On 5 September 2010, Rock Radio (Digital) was relaunched as Real Radio XS, tied in with the relaunch of the Manchester 106.1 FM service under that name. In addition to taking the Rock Radio slots in Yorkshire, Severn Estuary and North East, Real Radio XS was also introduced in place of Jazz FM (UK) on DAB on CE London and on the MXR regional ensembles in the West Midlands and the North West - in the process giving the station DAB coverage in its FM coverage area for the first time. (Jazz FM had become available nationally via Digital One at this point.) The Manchester and Glasgow services were split off, with Glasgow's service retaining the name 96.3 Rock Radio, with the intention that it would be sold off, and continue to broadcast to Glasgow on FM and DAB as an independent station, with GMG operating Real XS from Manchester; however, GMG subsequently took the Glasgow station off the market and confirmed that it would relaunch as 96.3 Real Radio XS in late October 2011. Outside Scotland, however, the digital Real XS service continued to be based primarily on the Manchester FM output, as previously.

Real XS was withdrawn from DAB in London in June 2012. Carriage of the station in most other DAB areas, including the North-West, ended during 2013 with the cessation of most MXR regional multiplex licences. This left 106.1 Real XS broadcasting only to Yorkshire on DAB. (FM transmission was unchanged.) The Yorkshire broadcast was withdrawn in 2014, ahead of the MXR multiplex closing the following year, leaving only the Manchester FM service.

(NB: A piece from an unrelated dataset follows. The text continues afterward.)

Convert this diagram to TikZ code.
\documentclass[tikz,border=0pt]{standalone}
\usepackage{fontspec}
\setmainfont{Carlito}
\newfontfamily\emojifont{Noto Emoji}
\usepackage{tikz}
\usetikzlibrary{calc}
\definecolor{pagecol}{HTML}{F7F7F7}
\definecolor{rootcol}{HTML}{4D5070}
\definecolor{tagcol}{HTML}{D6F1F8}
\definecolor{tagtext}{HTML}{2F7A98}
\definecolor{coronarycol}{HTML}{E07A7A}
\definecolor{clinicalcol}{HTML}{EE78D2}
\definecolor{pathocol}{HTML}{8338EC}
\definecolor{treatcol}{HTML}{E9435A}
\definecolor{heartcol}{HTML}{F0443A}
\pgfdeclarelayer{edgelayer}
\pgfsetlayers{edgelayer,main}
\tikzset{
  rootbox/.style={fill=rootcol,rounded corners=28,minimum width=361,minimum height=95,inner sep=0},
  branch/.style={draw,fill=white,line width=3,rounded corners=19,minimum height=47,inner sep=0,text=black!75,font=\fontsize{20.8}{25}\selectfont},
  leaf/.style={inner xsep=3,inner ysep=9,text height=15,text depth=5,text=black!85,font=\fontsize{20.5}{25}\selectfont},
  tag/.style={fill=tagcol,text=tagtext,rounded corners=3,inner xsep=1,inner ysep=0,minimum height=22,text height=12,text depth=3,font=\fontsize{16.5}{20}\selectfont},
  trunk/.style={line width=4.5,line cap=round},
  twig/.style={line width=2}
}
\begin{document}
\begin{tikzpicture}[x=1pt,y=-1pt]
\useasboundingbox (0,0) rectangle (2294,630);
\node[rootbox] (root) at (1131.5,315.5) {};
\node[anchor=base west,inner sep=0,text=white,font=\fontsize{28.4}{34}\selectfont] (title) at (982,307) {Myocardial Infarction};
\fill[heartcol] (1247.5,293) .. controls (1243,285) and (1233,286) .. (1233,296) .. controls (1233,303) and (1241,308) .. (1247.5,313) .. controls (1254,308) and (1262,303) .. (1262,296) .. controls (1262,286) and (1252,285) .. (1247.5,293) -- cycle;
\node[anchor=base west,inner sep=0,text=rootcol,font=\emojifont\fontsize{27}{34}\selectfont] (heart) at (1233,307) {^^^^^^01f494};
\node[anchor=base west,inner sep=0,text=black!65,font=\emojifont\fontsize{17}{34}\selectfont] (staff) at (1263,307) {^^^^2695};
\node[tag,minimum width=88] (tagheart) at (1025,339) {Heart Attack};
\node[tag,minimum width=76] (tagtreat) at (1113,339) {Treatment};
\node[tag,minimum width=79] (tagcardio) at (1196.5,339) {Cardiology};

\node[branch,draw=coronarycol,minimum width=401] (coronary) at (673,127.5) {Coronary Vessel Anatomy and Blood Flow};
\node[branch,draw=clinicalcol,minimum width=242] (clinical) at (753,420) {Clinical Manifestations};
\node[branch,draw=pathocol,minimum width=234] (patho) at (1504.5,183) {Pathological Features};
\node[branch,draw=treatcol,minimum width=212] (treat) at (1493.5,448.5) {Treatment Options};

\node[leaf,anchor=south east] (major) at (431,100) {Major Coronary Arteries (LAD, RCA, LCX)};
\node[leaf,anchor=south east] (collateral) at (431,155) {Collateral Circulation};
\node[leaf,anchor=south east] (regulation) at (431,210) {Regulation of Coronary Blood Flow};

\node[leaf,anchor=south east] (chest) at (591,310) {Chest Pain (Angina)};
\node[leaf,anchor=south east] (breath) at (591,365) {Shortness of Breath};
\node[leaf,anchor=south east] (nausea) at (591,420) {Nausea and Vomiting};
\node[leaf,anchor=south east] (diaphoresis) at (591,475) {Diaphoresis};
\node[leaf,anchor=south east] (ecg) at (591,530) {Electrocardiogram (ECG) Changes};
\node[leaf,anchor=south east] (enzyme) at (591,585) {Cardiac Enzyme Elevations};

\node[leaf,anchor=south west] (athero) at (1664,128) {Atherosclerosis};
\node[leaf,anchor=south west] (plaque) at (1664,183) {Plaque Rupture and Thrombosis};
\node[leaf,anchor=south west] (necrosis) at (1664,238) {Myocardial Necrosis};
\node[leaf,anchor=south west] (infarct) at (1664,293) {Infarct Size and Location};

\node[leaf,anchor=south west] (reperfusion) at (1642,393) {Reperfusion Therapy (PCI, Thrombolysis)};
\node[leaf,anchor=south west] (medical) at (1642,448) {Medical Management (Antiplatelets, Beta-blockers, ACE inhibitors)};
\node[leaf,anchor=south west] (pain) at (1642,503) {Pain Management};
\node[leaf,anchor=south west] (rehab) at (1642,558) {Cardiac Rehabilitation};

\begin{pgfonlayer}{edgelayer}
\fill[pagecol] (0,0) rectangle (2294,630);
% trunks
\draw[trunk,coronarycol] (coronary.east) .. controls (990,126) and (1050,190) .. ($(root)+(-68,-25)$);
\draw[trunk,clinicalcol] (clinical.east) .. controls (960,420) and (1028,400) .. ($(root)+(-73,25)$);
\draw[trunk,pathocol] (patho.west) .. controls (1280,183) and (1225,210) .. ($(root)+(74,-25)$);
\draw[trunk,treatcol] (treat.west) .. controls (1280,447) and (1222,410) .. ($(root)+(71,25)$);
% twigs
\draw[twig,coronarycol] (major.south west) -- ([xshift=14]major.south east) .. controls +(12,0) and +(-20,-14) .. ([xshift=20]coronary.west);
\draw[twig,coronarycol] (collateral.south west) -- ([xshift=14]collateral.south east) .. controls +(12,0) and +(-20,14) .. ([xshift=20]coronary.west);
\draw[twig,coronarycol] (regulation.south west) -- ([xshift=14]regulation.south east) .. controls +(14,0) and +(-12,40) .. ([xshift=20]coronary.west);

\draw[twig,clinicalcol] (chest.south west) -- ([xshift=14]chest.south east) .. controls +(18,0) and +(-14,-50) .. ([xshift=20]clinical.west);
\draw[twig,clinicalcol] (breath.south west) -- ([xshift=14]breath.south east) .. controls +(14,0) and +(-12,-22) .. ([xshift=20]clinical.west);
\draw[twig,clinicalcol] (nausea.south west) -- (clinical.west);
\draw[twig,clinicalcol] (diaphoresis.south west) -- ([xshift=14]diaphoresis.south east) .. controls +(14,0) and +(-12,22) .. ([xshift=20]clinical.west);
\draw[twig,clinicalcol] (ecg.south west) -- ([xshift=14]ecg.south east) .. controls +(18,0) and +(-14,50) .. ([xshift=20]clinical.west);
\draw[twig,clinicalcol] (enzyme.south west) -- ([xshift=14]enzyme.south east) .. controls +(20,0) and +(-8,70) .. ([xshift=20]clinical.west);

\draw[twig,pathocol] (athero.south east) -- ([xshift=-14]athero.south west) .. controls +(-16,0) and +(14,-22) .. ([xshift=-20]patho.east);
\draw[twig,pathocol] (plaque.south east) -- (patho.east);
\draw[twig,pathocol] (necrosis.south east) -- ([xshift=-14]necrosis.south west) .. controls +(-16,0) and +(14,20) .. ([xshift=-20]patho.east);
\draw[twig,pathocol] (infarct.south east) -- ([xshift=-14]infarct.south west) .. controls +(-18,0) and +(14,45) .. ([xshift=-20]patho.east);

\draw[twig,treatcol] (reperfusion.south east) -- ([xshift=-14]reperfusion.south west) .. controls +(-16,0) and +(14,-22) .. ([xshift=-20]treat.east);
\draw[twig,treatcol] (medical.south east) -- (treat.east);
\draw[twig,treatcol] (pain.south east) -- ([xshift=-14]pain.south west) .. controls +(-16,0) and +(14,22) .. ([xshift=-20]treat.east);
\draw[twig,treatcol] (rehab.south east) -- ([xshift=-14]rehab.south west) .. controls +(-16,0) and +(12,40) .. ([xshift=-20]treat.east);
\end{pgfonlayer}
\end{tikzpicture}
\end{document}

The purchase of GMG Radio by Global, completed in 2014, saw ownership of Real XS and several other stations transferred to Communicorp, and also led to the rebranding of the Real Radio network stations as Heart from May 2014, and the relaunch of 96.3 Real XS (broadcast to Paisley on FM and central Scotland on DAB) as Xfm Scotland. 106.1 Real Radio XS continued to operate under that name until a relaunch as XS Manchester in 2016. The station continued to broadcast terrestrially to Manchester (and was nationally available online), with all programming produced locally until 2025, when its frequency was given over to Radio X 90s.